The following item was written by me at the time of writing about necks but, because it became lengthier than intended as I found the history more and more fascinating, I thought that I would save it for an Anzac Day post.


The Nek was a narrow strip of ridge with steep drops on either side, on the Gallipoli Peninsula. The word “Nek” is Afrikaans for “narrow pass”.

The Nek connected the Australian trenches on the ridge known as “Russell’s Top” with a knoll known as “Baby 700” held by the Ottoman defenders.

On 7 August 1915, two regiments of the Australian 3rd Light Horse Brigade, their horses left behind in Egypt, attacked the Turkish trenches on Baby 700.  The slaughter became known as "Godfrey's abattoir", after Major General Sir Alexander Godley, the commander of the New Zealand and Australian Division of which the 3rd Light Horse was a part.
 
As part of an offensive aimed at securing the high ground above the Sari Bair range, New Zealanders were to attack Battleship Hill next to Baby 700, descending from the rear, whilst the Australian Light Horse attacked Baby 700 across The Nek.

The attack was to commence at 4.30am after a naval bombardment, to proceed in four waves, each of 150 men.  The attack was to have an 80 metre wide front and would advance 27 metres to reach the Ottoman trenches.

Things did not go to plan.  The Australian attack was to be simultaneous with the New Zealand attack on Battleship Hill but the New Zealand advance had been delayed by one day.  A further attack on a nearby German officers’ trench had also failed, enabling the Ottoman machine gunners there to support the defence of the Nek by the Ottomans.  Notwithstanding that there was no longer any  reason for the attack, Major General Godley ordered the attack to proceed.

The artillery bombardment finished at 4.30am but the artillery officer in charge of the barrage and the assault officer had not synchronised watches.  The result was that the assault did not start until 4.37am, enabling the Ottoman defenders to return to their trenches and prepare for the assault that they knew now was to come.

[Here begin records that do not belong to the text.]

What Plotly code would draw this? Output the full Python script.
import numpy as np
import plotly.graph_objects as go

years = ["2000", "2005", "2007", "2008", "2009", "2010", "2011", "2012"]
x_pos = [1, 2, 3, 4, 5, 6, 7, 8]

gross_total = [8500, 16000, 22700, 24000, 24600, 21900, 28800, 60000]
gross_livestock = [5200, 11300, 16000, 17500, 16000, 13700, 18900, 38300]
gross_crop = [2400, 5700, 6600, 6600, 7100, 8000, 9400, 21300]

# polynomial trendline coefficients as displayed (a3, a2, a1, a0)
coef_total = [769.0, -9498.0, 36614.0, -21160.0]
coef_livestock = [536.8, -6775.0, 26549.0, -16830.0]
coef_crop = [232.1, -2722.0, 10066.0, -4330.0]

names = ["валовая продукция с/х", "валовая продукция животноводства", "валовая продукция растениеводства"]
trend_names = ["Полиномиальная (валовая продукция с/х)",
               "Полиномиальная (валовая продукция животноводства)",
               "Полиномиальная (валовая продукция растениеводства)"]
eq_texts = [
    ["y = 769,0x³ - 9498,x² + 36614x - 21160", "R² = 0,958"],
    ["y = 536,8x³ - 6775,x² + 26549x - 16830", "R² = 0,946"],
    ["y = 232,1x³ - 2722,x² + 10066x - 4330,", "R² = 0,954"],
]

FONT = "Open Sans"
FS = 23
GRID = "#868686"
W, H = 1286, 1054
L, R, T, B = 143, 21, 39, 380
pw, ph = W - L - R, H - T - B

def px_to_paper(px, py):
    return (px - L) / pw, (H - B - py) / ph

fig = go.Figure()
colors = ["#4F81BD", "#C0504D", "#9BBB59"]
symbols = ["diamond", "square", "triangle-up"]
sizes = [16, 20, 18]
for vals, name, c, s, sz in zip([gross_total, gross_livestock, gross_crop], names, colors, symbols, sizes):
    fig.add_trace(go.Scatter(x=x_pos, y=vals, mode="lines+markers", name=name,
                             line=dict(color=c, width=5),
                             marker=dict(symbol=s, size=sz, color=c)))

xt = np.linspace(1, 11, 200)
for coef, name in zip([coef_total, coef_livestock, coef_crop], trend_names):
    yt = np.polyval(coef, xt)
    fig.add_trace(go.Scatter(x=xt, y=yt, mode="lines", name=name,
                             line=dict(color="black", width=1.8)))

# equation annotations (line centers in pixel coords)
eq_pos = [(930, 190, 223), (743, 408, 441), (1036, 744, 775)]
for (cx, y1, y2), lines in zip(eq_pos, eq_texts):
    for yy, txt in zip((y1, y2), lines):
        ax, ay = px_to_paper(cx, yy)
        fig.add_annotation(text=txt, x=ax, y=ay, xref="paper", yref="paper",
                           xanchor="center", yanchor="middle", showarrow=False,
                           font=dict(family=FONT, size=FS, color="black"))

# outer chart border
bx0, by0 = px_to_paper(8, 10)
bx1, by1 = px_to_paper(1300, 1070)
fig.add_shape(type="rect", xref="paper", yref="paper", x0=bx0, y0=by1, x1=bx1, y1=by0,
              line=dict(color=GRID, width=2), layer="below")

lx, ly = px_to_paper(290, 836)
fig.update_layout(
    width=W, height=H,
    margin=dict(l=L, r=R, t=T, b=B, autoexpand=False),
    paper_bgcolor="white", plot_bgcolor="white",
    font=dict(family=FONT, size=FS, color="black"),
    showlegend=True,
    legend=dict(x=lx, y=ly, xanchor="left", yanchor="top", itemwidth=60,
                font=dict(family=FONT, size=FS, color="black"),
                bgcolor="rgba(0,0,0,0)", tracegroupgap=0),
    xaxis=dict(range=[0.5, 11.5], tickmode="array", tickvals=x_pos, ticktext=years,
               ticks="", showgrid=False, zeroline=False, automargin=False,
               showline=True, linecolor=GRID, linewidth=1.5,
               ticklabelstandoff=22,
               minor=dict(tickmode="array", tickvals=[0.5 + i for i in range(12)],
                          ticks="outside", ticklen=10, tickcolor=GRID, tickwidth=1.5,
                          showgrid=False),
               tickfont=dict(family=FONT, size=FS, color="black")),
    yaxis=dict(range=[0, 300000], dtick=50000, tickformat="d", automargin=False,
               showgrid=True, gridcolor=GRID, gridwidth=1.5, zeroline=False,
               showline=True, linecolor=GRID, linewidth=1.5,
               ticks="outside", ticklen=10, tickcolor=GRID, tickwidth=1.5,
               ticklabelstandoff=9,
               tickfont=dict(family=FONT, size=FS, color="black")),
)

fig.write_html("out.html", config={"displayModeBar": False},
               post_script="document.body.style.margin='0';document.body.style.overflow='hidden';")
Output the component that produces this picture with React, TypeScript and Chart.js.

The first wave went over the top and were gunned down by the Ottoman machine guns.  Some men made it to the Ottoman trenches and marker flags were reported as being seen flying but those men were quickly killed by bayonets and rifle fire.  It was readily apparent that the attack was futile but it was not discontinued. 

The men of the second wave two minutes later were mown down by heavy machine gun and rifle fire before they reached halfway.

The men of the third wave, the 10th Light Horse, also charged to their deaths.

The official Australian war historian, C E W Bean, in his Official History of Australia in the War of 1914-1918, has recorded that one soldier, Private Wilfred Harper, was seen without rifle or other weapon sprinting at the Turkish trenches “like a schoolboy in a foot-race”.   Both Wilfred and his brother Gresley died at the Nek.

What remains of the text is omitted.